Carry none of the pictures over; set down the material below exactly.

begin Dataset excerpt

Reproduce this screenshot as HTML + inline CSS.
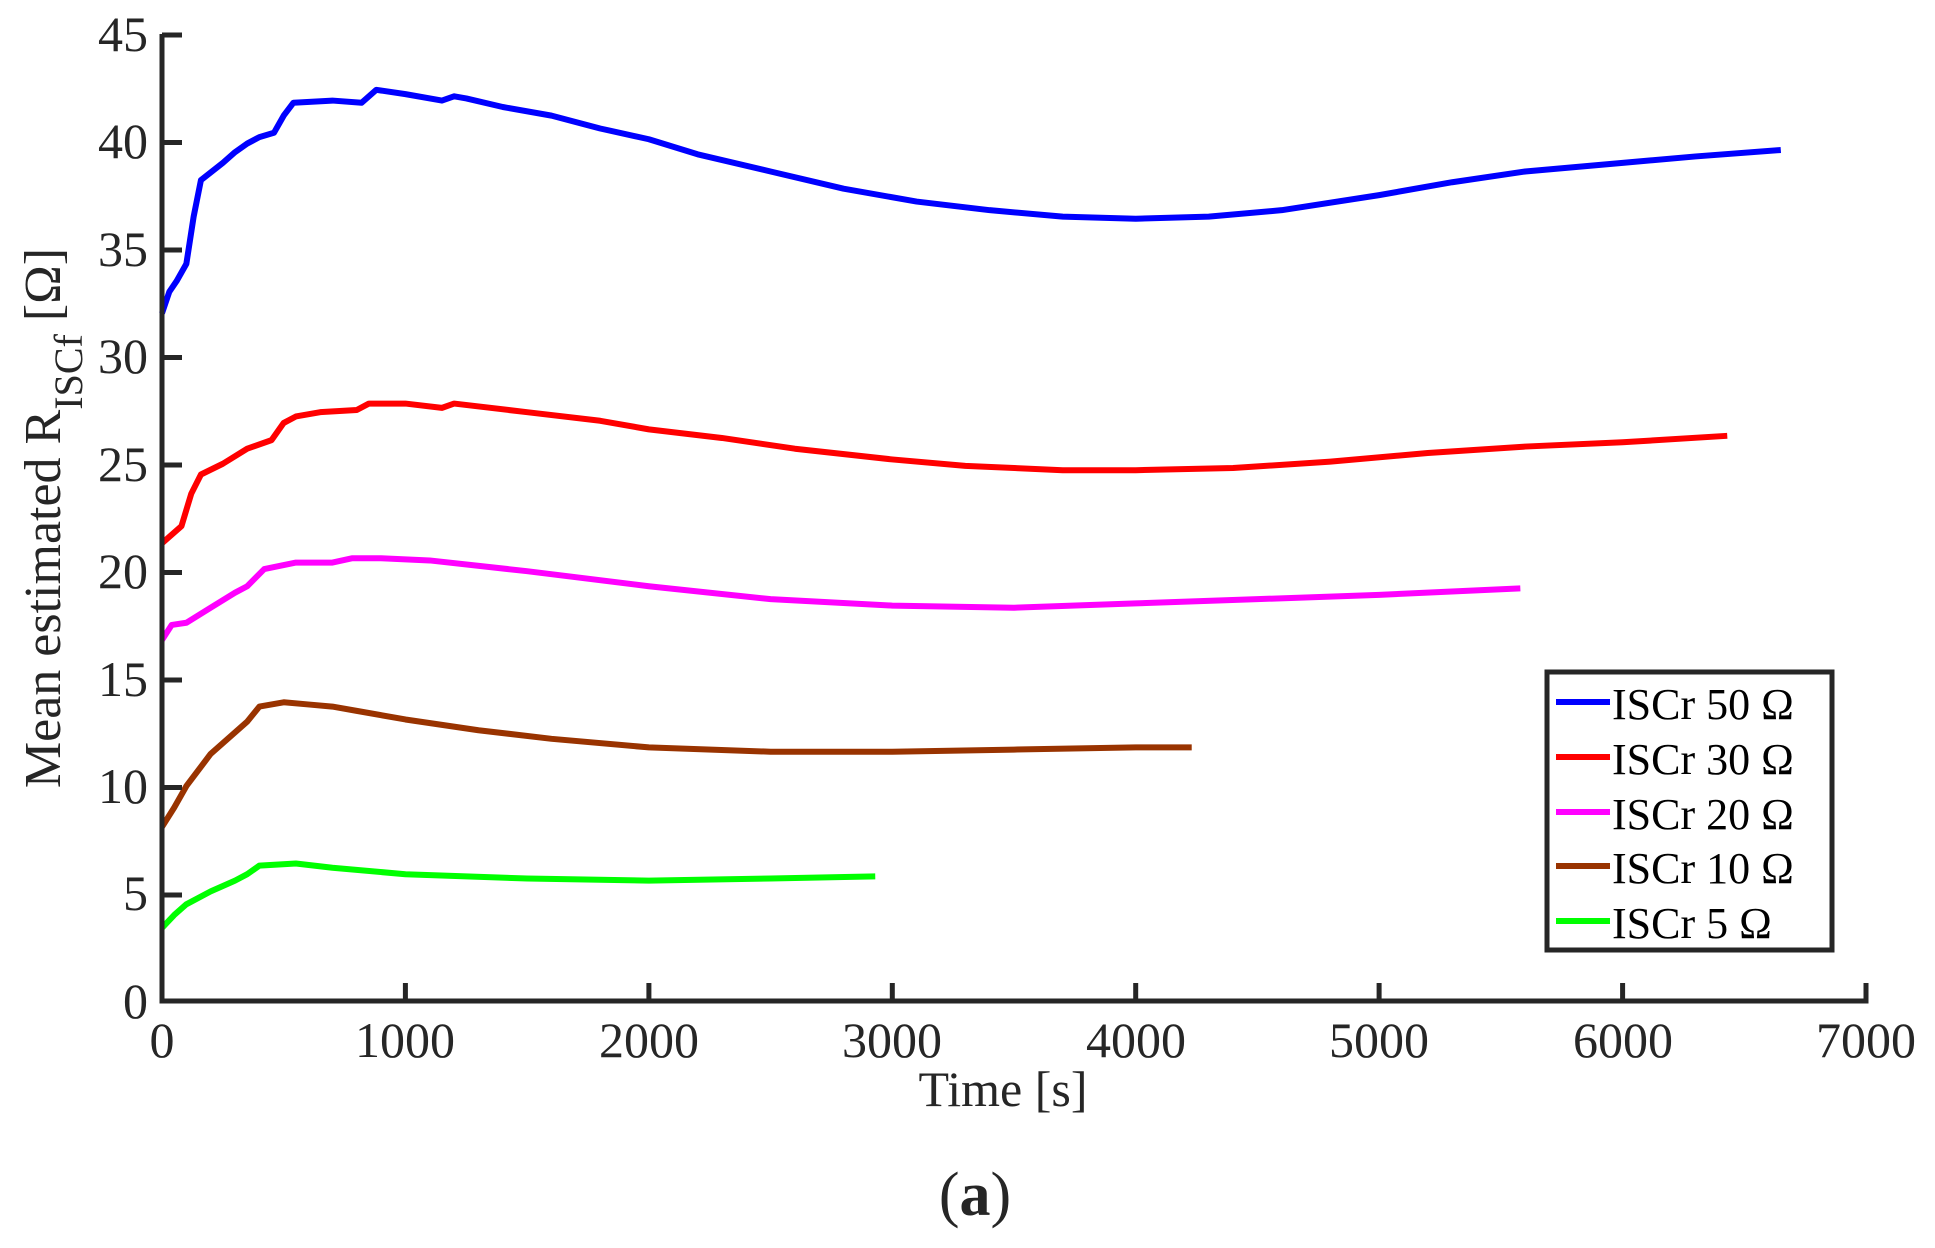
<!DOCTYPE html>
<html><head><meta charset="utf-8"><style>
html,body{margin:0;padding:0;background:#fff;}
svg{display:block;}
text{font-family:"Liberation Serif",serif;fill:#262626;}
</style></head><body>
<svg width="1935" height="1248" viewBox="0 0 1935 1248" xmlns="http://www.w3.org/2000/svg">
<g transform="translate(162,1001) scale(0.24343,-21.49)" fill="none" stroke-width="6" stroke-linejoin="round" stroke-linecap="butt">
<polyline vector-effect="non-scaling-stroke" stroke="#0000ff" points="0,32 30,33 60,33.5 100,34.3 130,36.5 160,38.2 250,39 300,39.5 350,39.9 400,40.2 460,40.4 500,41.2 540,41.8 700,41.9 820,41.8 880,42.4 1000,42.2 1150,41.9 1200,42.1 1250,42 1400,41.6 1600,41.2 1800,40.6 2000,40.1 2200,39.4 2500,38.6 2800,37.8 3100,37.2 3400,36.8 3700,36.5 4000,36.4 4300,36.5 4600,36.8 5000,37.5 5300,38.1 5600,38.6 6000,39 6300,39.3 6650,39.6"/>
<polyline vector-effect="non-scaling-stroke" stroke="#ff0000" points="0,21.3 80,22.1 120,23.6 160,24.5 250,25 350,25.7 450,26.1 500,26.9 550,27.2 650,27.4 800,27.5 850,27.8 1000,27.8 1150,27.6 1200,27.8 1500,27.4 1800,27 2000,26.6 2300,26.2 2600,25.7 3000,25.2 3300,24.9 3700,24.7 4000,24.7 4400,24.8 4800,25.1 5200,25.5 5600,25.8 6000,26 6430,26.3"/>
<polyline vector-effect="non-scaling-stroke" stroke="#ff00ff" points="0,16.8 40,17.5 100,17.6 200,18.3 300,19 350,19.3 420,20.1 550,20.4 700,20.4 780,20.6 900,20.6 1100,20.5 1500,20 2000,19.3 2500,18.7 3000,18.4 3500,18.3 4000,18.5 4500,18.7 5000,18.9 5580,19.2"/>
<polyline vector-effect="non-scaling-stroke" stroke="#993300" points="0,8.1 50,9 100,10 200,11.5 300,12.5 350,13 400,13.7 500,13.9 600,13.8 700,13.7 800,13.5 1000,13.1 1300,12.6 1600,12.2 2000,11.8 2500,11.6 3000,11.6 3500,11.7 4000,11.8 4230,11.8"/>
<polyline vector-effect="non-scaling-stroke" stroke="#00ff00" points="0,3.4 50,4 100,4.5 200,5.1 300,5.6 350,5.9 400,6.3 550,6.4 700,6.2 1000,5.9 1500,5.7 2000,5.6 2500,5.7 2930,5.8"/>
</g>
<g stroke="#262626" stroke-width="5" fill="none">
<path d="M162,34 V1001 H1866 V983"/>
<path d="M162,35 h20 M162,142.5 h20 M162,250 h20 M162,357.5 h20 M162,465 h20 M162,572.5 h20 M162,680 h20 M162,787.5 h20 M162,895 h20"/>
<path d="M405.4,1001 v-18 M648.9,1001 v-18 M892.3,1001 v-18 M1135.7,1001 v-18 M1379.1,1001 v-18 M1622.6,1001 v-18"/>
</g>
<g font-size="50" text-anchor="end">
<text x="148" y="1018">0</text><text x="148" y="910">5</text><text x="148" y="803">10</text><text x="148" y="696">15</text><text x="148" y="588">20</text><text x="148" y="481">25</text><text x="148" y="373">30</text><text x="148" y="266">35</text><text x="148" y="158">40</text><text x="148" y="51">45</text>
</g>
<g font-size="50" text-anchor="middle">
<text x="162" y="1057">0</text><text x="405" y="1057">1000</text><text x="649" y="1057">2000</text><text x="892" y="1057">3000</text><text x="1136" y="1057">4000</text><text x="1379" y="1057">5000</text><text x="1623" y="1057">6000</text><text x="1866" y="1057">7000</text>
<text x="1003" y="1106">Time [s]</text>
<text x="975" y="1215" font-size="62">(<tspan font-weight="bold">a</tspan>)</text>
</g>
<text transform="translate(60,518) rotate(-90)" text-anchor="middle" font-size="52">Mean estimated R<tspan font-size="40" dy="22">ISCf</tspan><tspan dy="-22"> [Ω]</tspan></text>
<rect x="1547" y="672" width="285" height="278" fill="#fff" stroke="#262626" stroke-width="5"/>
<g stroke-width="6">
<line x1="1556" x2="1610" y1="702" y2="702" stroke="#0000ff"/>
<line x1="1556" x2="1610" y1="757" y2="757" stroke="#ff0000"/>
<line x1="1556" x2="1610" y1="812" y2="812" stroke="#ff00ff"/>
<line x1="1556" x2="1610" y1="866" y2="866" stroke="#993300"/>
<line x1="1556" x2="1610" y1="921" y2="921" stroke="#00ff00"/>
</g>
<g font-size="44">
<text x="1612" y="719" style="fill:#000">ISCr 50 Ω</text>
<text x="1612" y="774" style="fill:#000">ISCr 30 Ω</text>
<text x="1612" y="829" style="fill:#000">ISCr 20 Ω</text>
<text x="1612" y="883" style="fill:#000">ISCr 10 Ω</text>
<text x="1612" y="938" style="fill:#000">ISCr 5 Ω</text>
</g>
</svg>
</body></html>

end Dataset excerpt

Solution to the problem
Reproduce this screenshot as HTML + inline CSS.
<!DOCTYPE html>
<html><head><meta charset="utf-8"><style>
html,body{margin:0;padding:0;background:#fff;}
svg{display:block;}
text{font-family:"Liberation Serif",serif;fill:#262626;}
</style></head><body>
<svg width="1935" height="1248" viewBox="0 0 1935 1248" xmlns="http://www.w3.org/2000/svg">
<g transform="translate(162,1001) scale(0.24343,-21.49)" fill="none" stroke-width="6" stroke-linejoin="round" stroke-linecap="butt">
<polyline vector-effect="non-scaling-stroke" stroke="#0000ff" points="0,32 30,33 60,33.5 100,34.3 130,36.5 160,38.2 250,39 300,39.5 350,39.9 400,40.2 460,40.4 500,41.2 540,41.8 700,41.9 820,41.8 880,42.4 1000,42.2 1150,41.9 1200,42.1 1250,42 1400,41.6 1600,41.2 1800,40.6 2000,40.1 2200,39.4 2500,38.6 2800,37.8 3100,37.2 3400,36.8 3700,36.5 4000,36.4 4300,36.5 4600,36.8 5000,37.5 5300,38.1 5600,38.6 6000,39 6300,39.3 6650,39.6"/>
<polyline vector-effect="non-scaling-stroke" stroke="#ff0000" points="0,21.3 80,22.1 120,23.6 160,24.5 250,25 350,25.7 450,26.1 500,26.9 550,27.2 650,27.4 800,27.5 850,27.8 1000,27.8 1150,27.6 1200,27.8 1500,27.4 1800,27 2000,26.6 2300,26.2 2600,25.7 3000,25.2 3300,24.9 3700,24.7 4000,24.7 4400,24.8 4800,25.1 5200,25.5 5600,25.8 6000,26 6430,26.3"/>
<polyline vector-effect="non-scaling-stroke" stroke="#ff00ff" points="0,16.8 40,17.5 100,17.6 200,18.3 300,19 350,19.3 420,20.1 550,20.4 700,20.4 780,20.6 900,20.6 1100,20.5 1500,20 2000,19.3 2500,18.7 3000,18.4 3500,18.3 4000,18.5 4500,18.7 5000,18.9 5580,19.2"/>
<polyline vector-effect="non-scaling-stroke" stroke="#993300" points="0,8.1 50,9 100,10 200,11.5 300,12.5 350,13 400,13.7 500,13.9 600,13.8 700,13.7 800,13.5 1000,13.1 1300,12.6 1600,12.2 2000,11.8 2500,11.6 3000,11.6 3500,11.7 4000,11.8 4230,11.8"/>
<polyline vector-effect="non-scaling-stroke" stroke="#00ff00" points="0,3.4 50,4 100,4.5 200,5.1 300,5.6 350,5.9 400,6.3 550,6.4 700,6.2 1000,5.9 1500,5.7 2000,5.6 2500,5.7 2930,5.8"/>
</g>
<g stroke="#262626" stroke-width="5" fill="none">
<path d="M162,34 V1001 H1866 V983"/>
<path d="M162,35 h20 M162,142.5 h20 M162,250 h20 M162,357.5 h20 M162,465 h20 M162,572.5 h20 M162,680 h20 M162,787.5 h20 M162,895 h20"/>
<path d="M405.4,1001 v-18 M648.9,1001 v-18 M892.3,1001 v-18 M1135.7,1001 v-18 M1379.1,1001 v-18 M1622.6,1001 v-18"/>
</g>
<g font-size="50" text-anchor="end">
<text x="148" y="1018">0</text><text x="148" y="910">5</text><text x="148" y="803">10</text><text x="148" y="696">15</text><text x="148" y="588">20</text><text x="148" y="481">25</text><text x="148" y="373">30</text><text x="148" y="266">35</text><text x="148" y="158">40</text><text x="148" y="51">45</text>
</g>
<g font-size="50" text-anchor="middle">
<text x="162" y="1057">0</text><text x="405" y="1057">1000</text><text x="649" y="1057">2000</text><text x="892" y="1057">3000</text><text x="1136" y="1057">4000</text><text x="1379" y="1057">5000</text><text x="1623" y="1057">6000</text><text x="1866" y="1057">7000</text>
<text x="1003" y="1106">Time [s]</text>
<text x="975" y="1215" font-size="62">(<tspan font-weight="bold">a</tspan>)</text>
</g>
<text transform="translate(60,518) rotate(-90)" text-anchor="middle" font-size="52">Mean estimated R<tspan font-size="40" dy="22">ISCf</tspan><tspan dy="-22"> [Ω]</tspan></text>
<rect x="1547" y="672" width="285" height="278" fill="#fff" stroke="#262626" stroke-width="5"/>
<g stroke-width="6">
<line x1="1556" x2="1610" y1="702" y2="702" stroke="#0000ff"/>
<line x1="1556" x2="1610" y1="757" y2="757" stroke="#ff0000"/>
<line x1="1556" x2="1610" y1="812" y2="812" stroke="#ff00ff"/>
<line x1="1556" x2="1610" y1="866" y2="866" stroke="#993300"/>
<line x1="1556" x2="1610" y1="921" y2="921" stroke="#00ff00"/>
</g>
<g font-size="44">
<text x="1612" y="719" style="fill:#000">ISCr 50 Ω</text>
<text x="1612" y="774" style="fill:#000">ISCr 30 Ω</text>
<text x="1612" y="829" style="fill:#000">ISCr 20 Ω</text>
<text x="1612" y="883" style="fill:#000">ISCr 10 Ω</text>
<text x="1612" y="938" style="fill:#000">ISCr 5 Ω</text>
</g>
</svg>
</body></html>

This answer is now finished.